This is the first article in the series “Devel­oping our programming language in Java” which is aimed to show the full path of creating a language, as well as writing and maintaining tools for it. By the end of this article, we will implement an inter­preter with which it will be possible to execute programs in our language. Any programming language has a syntax that needs to be converted into a data structure that is conve­nient for validation, trans­for­mation and execution. As a rule, such a data structure is an abstract syntax tree (AST). Each tree node repre­sents a construct that occurs in the source code. The source code is parsed by the parser, and the output is AST.

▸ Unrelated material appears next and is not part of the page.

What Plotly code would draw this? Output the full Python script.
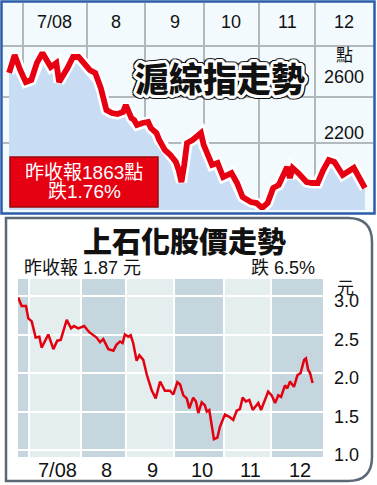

Languages have been developed for a long time, and therefore at the moment we have quite a few mature tools, including parser gener­ators. Parser gener­ators take a description of the grammar of a particular language as input, and as output we get parsers, inter­preters and compilers.

In this article, we will consider the ANTLR tool. ANTLR is a utility that receives a grammar in the form EBNF as input, and interfaces/classes as output (in our case, this is java code) for parsing programs. The list of languages in which parsers are generated can be found here.

Grammar example

Before moving on to real grammar, let’s try to describe some of the rules of a typical programming language in words:

  • VARIABLE is an IDENTIFIER
  • DIGIT is one of the characters 0 1 2 3 4 5 6 7 8 9
  • NUMBER is one or more elements of type DIGIT
  • EXPRESSION is NUMBER
  • EXPRESSION is VARIABLE
  • EXPRESSION is EXPRESSION ‘+’ EXPRESSION
  • EXPRESSION is ‘(‘ EXPRESSION ’)’

As you can see from this list, a language grammar is a set of rules that can have recursive links. Each rule can refer to itself or to any other rule. ANTLR has many operators in its arsenal to describe such rules.

: marker of the beginning of the rule
; rule end marker
| alternative operator
.. range operator
~ denial
. any character
= assignment
(...) sub-rule
(...)* repeating of a subrule 0 or more times
(...)+  repeating of a subrule 1 or more times
(...)? subrule, may be missing
{...} semantic actions (in the language used as the output - for example, Java)
[...] rule parameters

ANTLR rule examples

The following example describes the rules for integers and floating-point numbers:

NUMBER : [0-9]+ ;
FLOAT  : NUMBER '.' NUMBER ;

It is very important to under­stand that the grammar describes only the syntax of the language on the basis of which the parser will be generated. The parser will generate an AST, with which help it will be possible to implement the semantics of the language. In the previous example, we set a rule for parsing an integer, but did not describe how much memory the number occupies (8 bits, 16, …), and whether the number is signed or unsigned. For example, in some programming languages you can start using a variable without declaring it. You can also not declare the type of the variable; in this case the type will be deter­mined automat­i­cally at runtime. All these rules of language semantics are not described in the grammar, but are imple­mented in another part of the language.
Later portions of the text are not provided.